IEEE 2- Economics of 3G Long-Term Evolution: the Business Case for the Mobile Operator


Many mobile operators are currently seeking
significant improvements to their 2G and 3G based cellular
systems. With significant improvements in the radio interface,
enabling a lower data access cost per megabyte, as well as several
potentially important new services, 3G Long-Term Evolution
(LTE) can bring substantial technological and economic benefits
to operators, and therefore provide a decisive advantage over
alternative wireless technologies.
This paper analyzes the economics of 3G LTE for a System
Architecture Evolution (SAE) network. The analysis starts by
describing the drivers for the further evolution of 3G networks
and the business case for the 3G LTE technology. This is followed
by a discussion of the general principles in techno-economic
modeling. Concluding the paper is a techno-economic analysis
for a 3G LTE operator with its own 3G network.

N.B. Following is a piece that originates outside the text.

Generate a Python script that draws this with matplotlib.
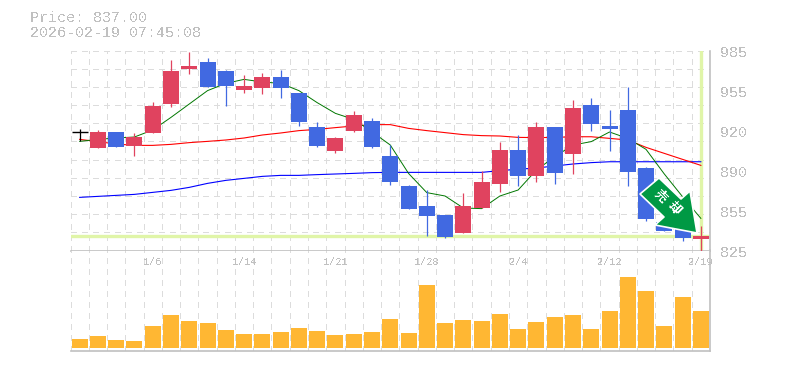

The analysis is carried out by the construction of a technoeconomic
simulation model, which looks at a large Southeast
Asian type country from 2010 to 2019. Two different cases are
analyzed: a fixed use case, similar to that of wireless DSL, and a
mobile use case, similar to that of 3G cellular data. The
respective addressable markets are one million and ten million
users. For these two cases, the total costs of building and
operating the SAE network are 80 million and 2 billion euros.
For the fixed case, an ARPU of 15 euros per month is sufficient
for break-even; for the mobile case, an ARPU of 10 euros.